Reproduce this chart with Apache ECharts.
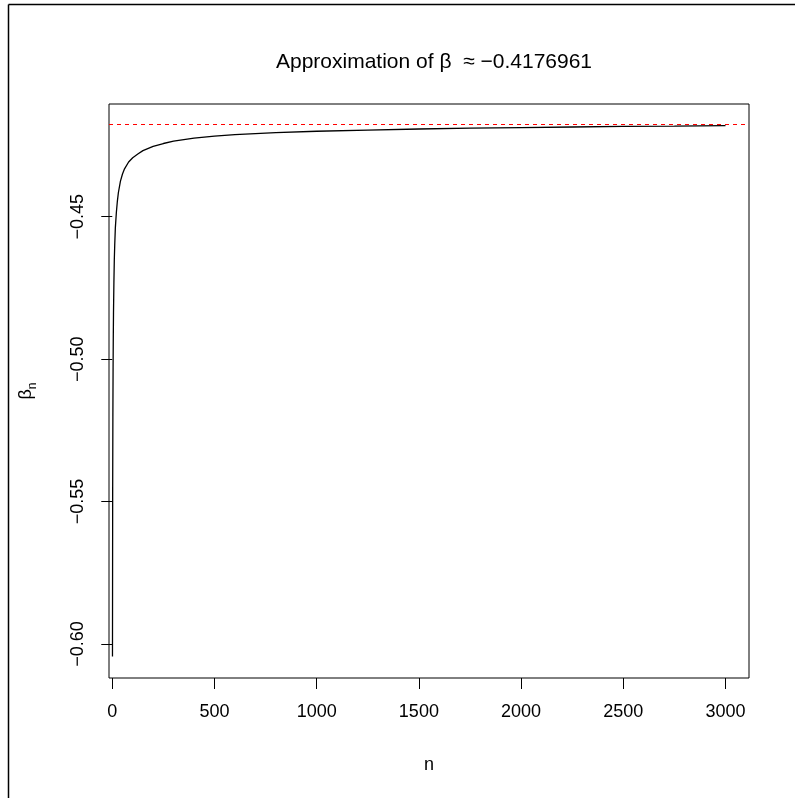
<!DOCTYPE html>
<html>
<head>
<meta charset="utf-8">
<script src="https://cdn.jsdelivr.net/npm/echarts@6/dist/echarts.min.js"></script>
<style>
html,body{margin:0;padding:0;background:#fff;}
#chart{width:795px;height:798px;}
</style>
</head>
<body>
<div id="chart"></div>
<script>
// Data
const nValues = [1, 2, 3, 4, 5, 6, 8, 10, 12, 15, 20, 25, 30, 40, 50, 60, 80, 100, 125, 150, 200, 250, 300, 400, 500, 600, 800, 1000, 1250, 1500, 1750, 2000, 2250, 2500, 2750, 3000];
const betaValues = [-0.6044, -0.545, -0.520, -0.503, -0.492, -0.484, -0.473, -0.465, -0.460, -0.454, -0.4485, -0.4445, -0.4415, -0.4375, -0.4350, -0.4332, -0.4308, -0.4293, -0.4280, -0.4268, -0.4253, -0.4243, -0.4235, -0.4224, -0.4217, -0.4212, -0.4205, -0.4200, -0.4196, -0.4192, -0.4189, -0.4187, -0.4185, -0.4183, -0.4182, -0.4180];
const betaLimit = -0.4176961;
const xTicks = [0, 500, 1000, 1500, 2000, 2500, 3000];
const yTicks = [-0.60, -0.55, -0.50, -0.45];
const titleText = 'Approximation of \u03B2  \u2248 \u22120.4176961';

const seriesData = nValues.map((n, i) => [n, betaValues[i]]);
const FONT = '"Liberation Sans", Arial, sans-serif';

const chart = echarts.init(document.getElementById('chart'), null, {renderer: 'canvas'});
chart.setOption({
  backgroundColor: '#fff',
  animation: false,
  title: {
    text: titleText,
    left: 429,
    top: 47,
    textAlign: 'center',
    textStyle: {fontFamily: FONT, fontSize: 21, fontWeight: 'normal', color: '#000'}
  },
  grid: {
    left: 109, top: 104, width: 640, height: 574,
    show: true, borderColor: '#000', borderWidth: 1, backgroundColor: 'transparent'
  },
  xAxis: {
    type: 'value',
    min: -16, max: 3115,
    name: 'n',
    nameLocation: 'middle',
    nameGap: 78,
    nameTextStyle: {fontFamily: FONT, fontSize: 18, color: '#000'},
    axisLine: {show: false},
    splitLine: {show: false},
    axisTick: {show: true, length: 11, customValues: xTicks, lineStyle: {color: '#000', width: 1}},
    axisLabel: {customValues: xTicks, margin: 25, fontFamily: FONT, fontSize: 18, color: '#000',
      formatter: v => String(Math.round(v))}
  },
  yAxis: {
    type: 'value',
    min: -0.61194, max: -0.41043,
    name: '{b|\u03B2}{s|n}',
    nameLocation: 'middle',
    nameRotate: 90,
    nameGap: 70,
    nameTextStyle: {
      rich: {
        b: {fontFamily: FONT, fontSize: 18, color: '#000', lineHeight: 26, verticalAlign: 'middle'},
        s: {fontFamily: FONT, fontSize: 12, color: '#000', lineHeight: 26, verticalAlign: 'bottom', padding: [8, 0, 0, 0]}
      }
    },
    axisLine: {show: false},
    splitLine: {show: false},
    axisTick: {show: true, length: 11, customValues: yTicks, lineStyle: {color: '#000', width: 1}},
    axisLabel: {
      customValues: yTicks, rotate: 90, margin: 22,
      fontFamily: FONT, fontSize: 18, color: '#000',
      formatter: v => v.toFixed(2).replace('-', '\u2212')
    }
  },
  graphic: [
    {type: 'line', shape: {x1: 8.5, y1: 4.5, x2: 795, y2: 4.5}, style: {stroke: '#000', lineWidth: 1.5}},
    {type: 'line', shape: {x1: 8.5, y1: 4.5, x2: 8.5, y2: 798}, style: {stroke: '#000', lineWidth: 1.5}}
  ],
  series: [{
    type: 'line',
    data: seriesData,
    showSymbol: false,
    symbol: 'none',
    lineStyle: {color: '#000', width: 1.3},
    clip: true,
    markLine: {
      silent: true,
      symbol: 'none',
      precision: 8,
      label: {show: false},
      lineStyle: {color: '#ff0000', type: [4, 4], width: 1},
      data: [{yAxis: betaLimit}]
    }
  }]
});
</script>
</body>
</html>
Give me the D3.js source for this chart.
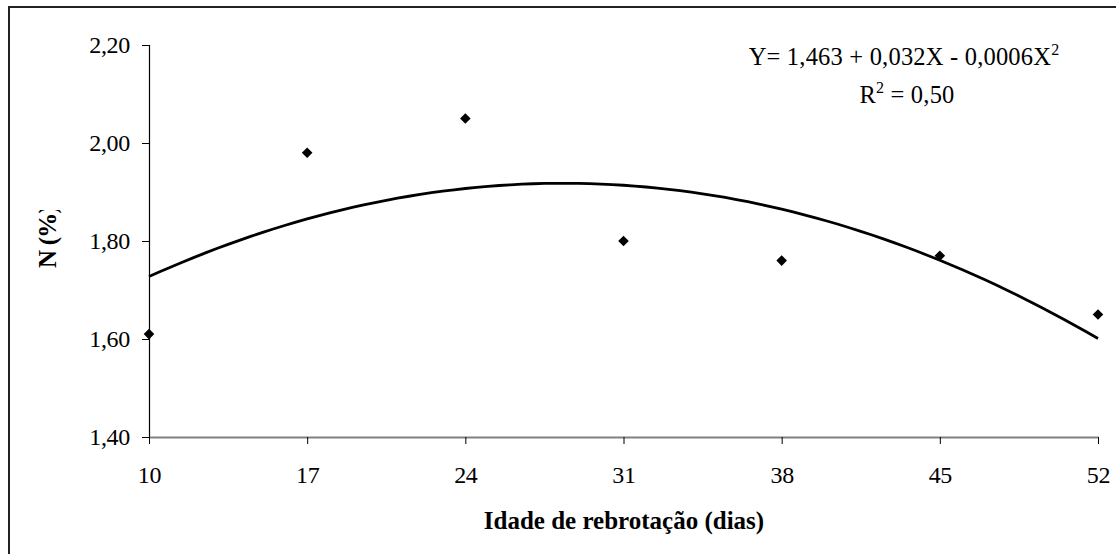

::::

● **Instructions to follow**: Any pictures should be dropped; transcribe the rest of the records above exactly.

● **Task result**:
Reproduce this chart with Apache ECharts.
<!DOCTYPE html>
<html>
<head>
<meta charset="utf-8">
<script src="https://cdn.jsdelivr.net/npm/echarts@6/dist/echarts.min.js"></script>
<style>
html,body{margin:0;padding:0;background:#fff;}
#chart{width:795px;height:798px;}
</style>
</head>
<body>
<div id="chart"></div>
<script>
// Data
const nValues = [1, 2, 3, 4, 5, 6, 8, 10, 12, 15, 20, 25, 30, 40, 50, 60, 80, 100, 125, 150, 200, 250, 300, 400, 500, 600, 800, 1000, 1250, 1500, 1750, 2000, 2250, 2500, 2750, 3000];
const betaValues = [-0.6044, -0.545, -0.520, -0.503, -0.492, -0.484, -0.473, -0.465, -0.460, -0.454, -0.4485, -0.4445, -0.4415, -0.4375, -0.4350, -0.4332, -0.4308, -0.4293, -0.4280, -0.4268, -0.4253, -0.4243, -0.4235, -0.4224, -0.4217, -0.4212, -0.4205, -0.4200, -0.4196, -0.4192, -0.4189, -0.4187, -0.4185, -0.4183, -0.4182, -0.4180];
const betaLimit = -0.4176961;
const xTicks = [0, 500, 1000, 1500, 2000, 2500, 3000];
const yTicks = [-0.60, -0.55, -0.50, -0.45];
const titleText = 'Approximation of \u03B2  \u2248 \u22120.4176961';

const seriesData = nValues.map((n, i) => [n, betaValues[i]]);
const FONT = '"Liberation Sans", Arial, sans-serif';

const chart = echarts.init(document.getElementById('chart'), null, {renderer: 'canvas'});
chart.setOption({
  backgroundColor: '#fff',
  animation: false,
  title: {
    text: titleText,
    left: 429,
    top: 47,
    textAlign: 'center',
    textStyle: {fontFamily: FONT, fontSize: 21, fontWeight: 'normal', color: '#000'}
  },
  grid: {
    left: 109, top: 104, width: 640, height: 574,
    show: true, borderColor: '#000', borderWidth: 1, backgroundColor: 'transparent'
  },
  xAxis: {
    type: 'value',
    min: -16, max: 3115,
    name: 'n',
    nameLocation: 'middle',
    nameGap: 78,
    nameTextStyle: {fontFamily: FONT, fontSize: 18, color: '#000'},
    axisLine: {show: false},
    splitLine: {show: false},
    axisTick: {show: true, length: 11, customValues: xTicks, lineStyle: {color: '#000', width: 1}},
    axisLabel: {customValues: xTicks, margin: 25, fontFamily: FONT, fontSize: 18, color: '#000',
      formatter: v => String(Math.round(v))}
  },
  yAxis: {
    type: 'value',
    min: -0.61194, max: -0.41043,
    name: '{b|\u03B2}{s|n}',
    nameLocation: 'middle',
    nameRotate: 90,
    nameGap: 70,
    nameTextStyle: {
      rich: {
        b: {fontFamily: FONT, fontSize: 18, color: '#000', lineHeight: 26, verticalAlign: 'middle'},
        s: {fontFamily: FONT, fontSize: 12, color: '#000', lineHeight: 26, verticalAlign: 'bottom', padding: [8, 0, 0, 0]}
      }
    },
    axisLine: {show: false},
    splitLine: {show: false},
    axisTick: {show: true, length: 11, customValues: yTicks, lineStyle: {color: '#000', width: 1}},
    axisLabel: {
      customValues: yTicks, rotate: 90, margin: 22,
      fontFamily: FONT, fontSize: 18, color: '#000',
      formatter: v => v.toFixed(2).replace('-', '\u2212')
    }
  },
  graphic: [
    {type: 'line', shape: {x1: 8.5, y1: 4.5, x2: 795, y2: 4.5}, style: {stroke: '#000', lineWidth: 1.5}},
    {type: 'line', shape: {x1: 8.5, y1: 4.5, x2: 8.5, y2: 798}, style: {stroke: '#000', lineWidth: 1.5}}
  ],
  series: [{
    type: 'line',
    data: seriesData,
    showSymbol: false,
    symbol: 'none',
    lineStyle: {color: '#000', width: 1.3},
    clip: true,
    markLine: {
      silent: true,
      symbol: 'none',
      precision: 8,
      label: {show: false},
      lineStyle: {color: '#ff0000', type: [4, 4], width: 1},
      data: [{yAxis: betaLimit}]
    }
  }]
});
</script>
</body>
</html>
Give me the D3.js source for this chart.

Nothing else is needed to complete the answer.